* begin Data section *

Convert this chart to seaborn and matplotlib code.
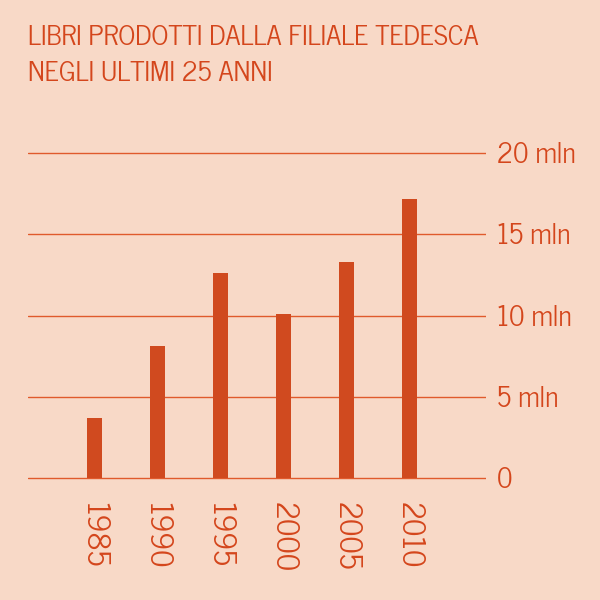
import matplotlib
matplotlib.use("Agg")
import matplotlib.pyplot as plt
import matplotlib.transforms as mtransforms
import seaborn as sns
import pandas as pd

years = ["1985", "1990", "1995", "2000", "2005", "2010"]
books_mln = [3.7, 8.1, 12.6, 10.1, 13.3, 17.2]
yticks = [0, 5, 10, 15, 20]
ytick_labels = ["0", "5 mln", "10 mln", "15 mln", "20 mln"]
title_lines = ["LIBRI PRODOTTI DALLA FILIALE TEDESCA", "NEGLI ULTIMI 25 ANNI"]

BG = "#f8d9c7"
BAR = "#d04a1f"
GRID = "#e05a2c"
TXT = "#d4461c"

sns.set_theme(style="white")
plt.rcParams["font.family"] = ["News Cycle", "DejaVu Sans"]

df = pd.DataFrame({"year": years, "value": books_mln})

fig = plt.figure(figsize=(6, 6), dpi=100, facecolor=BG)
ppu = 16.25
lo, hi = -0.3, 20.5
bottom_px = 478 + (-lo) * ppu
h_px = (hi - lo) * ppu
ax = fig.add_axes([28 / 600, (600 - bottom_px) / 600, (486 - 28) / 600, h_px / 600])
ax.set_facecolor(BG)

sns.barplot(data=df, x="year", y="value", color=BAR, width=0.24, saturation=1,
            linewidth=0, ax=ax, zorder=3)
ax.set_xlim(-1.05, 6.22)
ax.set_ylim(lo, hi)
for s in ax.spines.values():
    s.set_visible(False)
ax.set_yticks(yticks)
ax.set_yticklabels(ytick_labels)
ax.yaxis.tick_right()
ax.grid(axis="y", color=GRID, linewidth=1.0, zorder=0)
ax.grid(axis="x", visible=False)
ax.tick_params(axis="y", length=0, pad=8, labelsize=20, labelcolor=TXT)
ax.tick_params(axis="x", length=0, pad=14, labelsize=22.5, labelcolor=TXT)
shift = mtransforms.ScaledTranslation(0, -0.10, fig.dpi_scale_trans)
for tick in ax.yaxis.get_major_ticks():
    lab = tick.label2
    lab.set_va("baseline")
    lab.set_transform(lab.get_transform() + shift)
for lab in ax.get_xticklabels():
    lab.set_rotation(-90)
    lab.set_va("top")
    lab.set_ha("center")
ax.set_xlabel("")
ax.set_ylabel("")

for i, (line, base) in enumerate(zip(title_lines, [45, 81])):
    fig.text(28 / 600, 1 - base / 600, line, color=TXT, fontsize=19.7,
             va="baseline", ha="left")

fig.savefig("out.png", dpi=100, facecolor=BG)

* end Data section *

What is required: Return the full material word for word. Do not include the pictures.

Answer for this exercise:
Convert this chart to seaborn and matplotlib code.
import matplotlib
matplotlib.use("Agg")
import matplotlib.pyplot as plt
import matplotlib.transforms as mtransforms
import seaborn as sns
import pandas as pd

years = ["1985", "1990", "1995", "2000", "2005", "2010"]
books_mln = [3.7, 8.1, 12.6, 10.1, 13.3, 17.2]
yticks = [0, 5, 10, 15, 20]
ytick_labels = ["0", "5 mln", "10 mln", "15 mln", "20 mln"]
title_lines = ["LIBRI PRODOTTI DALLA FILIALE TEDESCA", "NEGLI ULTIMI 25 ANNI"]

BG = "#f8d9c7"
BAR = "#d04a1f"
GRID = "#e05a2c"
TXT = "#d4461c"

sns.set_theme(style="white")
plt.rcParams["font.family"] = ["News Cycle", "DejaVu Sans"]

df = pd.DataFrame({"year": years, "value": books_mln})

fig = plt.figure(figsize=(6, 6), dpi=100, facecolor=BG)
ppu = 16.25
lo, hi = -0.3, 20.5
bottom_px = 478 + (-lo) * ppu
h_px = (hi - lo) * ppu
ax = fig.add_axes([28 / 600, (600 - bottom_px) / 600, (486 - 28) / 600, h_px / 600])
ax.set_facecolor(BG)

sns.barplot(data=df, x="year", y="value", color=BAR, width=0.24, saturation=1,
            linewidth=0, ax=ax, zorder=3)
ax.set_xlim(-1.05, 6.22)
ax.set_ylim(lo, hi)
for s in ax.spines.values():
    s.set_visible(False)
ax.set_yticks(yticks)
ax.set_yticklabels(ytick_labels)
ax.yaxis.tick_right()
ax.grid(axis="y", color=GRID, linewidth=1.0, zorder=0)
ax.grid(axis="x", visible=False)
ax.tick_params(axis="y", length=0, pad=8, labelsize=20, labelcolor=TXT)
ax.tick_params(axis="x", length=0, pad=14, labelsize=22.5, labelcolor=TXT)
shift = mtransforms.ScaledTranslation(0, -0.10, fig.dpi_scale_trans)
for tick in ax.yaxis.get_major_ticks():
    lab = tick.label2
    lab.set_va("baseline")
    lab.set_transform(lab.get_transform() + shift)
for lab in ax.get_xticklabels():
    lab.set_rotation(-90)
    lab.set_va("top")
    lab.set_ha("center")
ax.set_xlabel("")
ax.set_ylabel("")

for i, (line, base) in enumerate(zip(title_lines, [45, 81])):
    fig.text(28 / 600, 1 - base / 600, line, color=TXT, fontsize=19.7,
             va="baseline", ha="left")

fig.savefig("out.png", dpi=100, facecolor=BG)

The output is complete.